The bishops have been encouraged by advances in the lower federal courts in cases involving family-owned companies as well as nonprofit religious organizations.
Last week, a federal court handed the Pennsylvania dioceses of Pittsburgh and Erie a legal victory when U.S. District Judge Arthur Schwab ruled their legal challenge to the HHS mandate was likely to succeed on the merits, and granted their petition for a temporary injunction. The hearing included testimony from Bishop David Zubik of Pittsburgh, Bishop Lawrence Persico of Erie, as well as videotaped testimony from Cardinal Timothy Dolan, archbishop of New York and former president of the USCCB, as reported by the National Catholic Register.
Schwab’s ruling stated that the administration had failed to meet criteria outlined in the Religious Freedom Restoration Act, which asks the government to identify a compelling state interest to justify laws that constrain the free exercise of religion.
In July, Hobby Lobby was granted a preliminary injunction by the 10th Circuit Court of Appeals preventing the government from enforcing the HHS mandate, however the claim of Conestoga Wood Specialties was rejected by the 3rd Circuit Court of Appeals.
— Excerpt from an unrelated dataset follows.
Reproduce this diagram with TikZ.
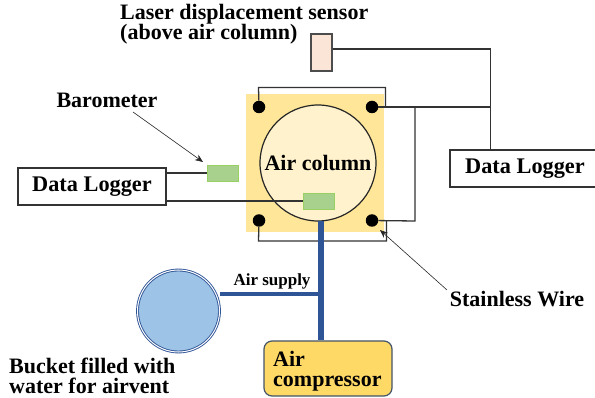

The Green family took an unusual step of joining the government in asking the high court to review the case, despite the victory, according to their attorney.
“This is a major step for the Greens and their family businesses in an important fight for Americans’ religious liberty,” according to Kyle Duncan, general counsel of the Becket Fund for Religious Liberty and lead lawyer for Hobby Lobby. The Becket Fund is a nonprofit, public-interest law firm dedicated to protecting the free expression of all religious traditions.
“My family and I are encouraged that the U.S. Supreme Court has agreed to decide our case,” wrote David Green, in a statement. “This legal challenge has always remained about one thing and one thing only: the right of our family businesses to live out our sincere and deeply held religious convictions as guaranteed by the law and the Constitution. Business owners should not have to choose between violating their faith and violating the law.”
The Supreme Court cases involving Hobby Lobby and Conestoga Wood Specialties will be combined for arguments, estimated to start in late March. A decision is expected by late June. There are currently 84 lawsuits challenging the HHS mandate including Little Sisters of the Poor, Colorado Christian University, the Eternal Word Television Network and Ave Maria University. The Supreme Court did not announce whether it would take up any of the additional HHS mandate cases also seeking a hearing.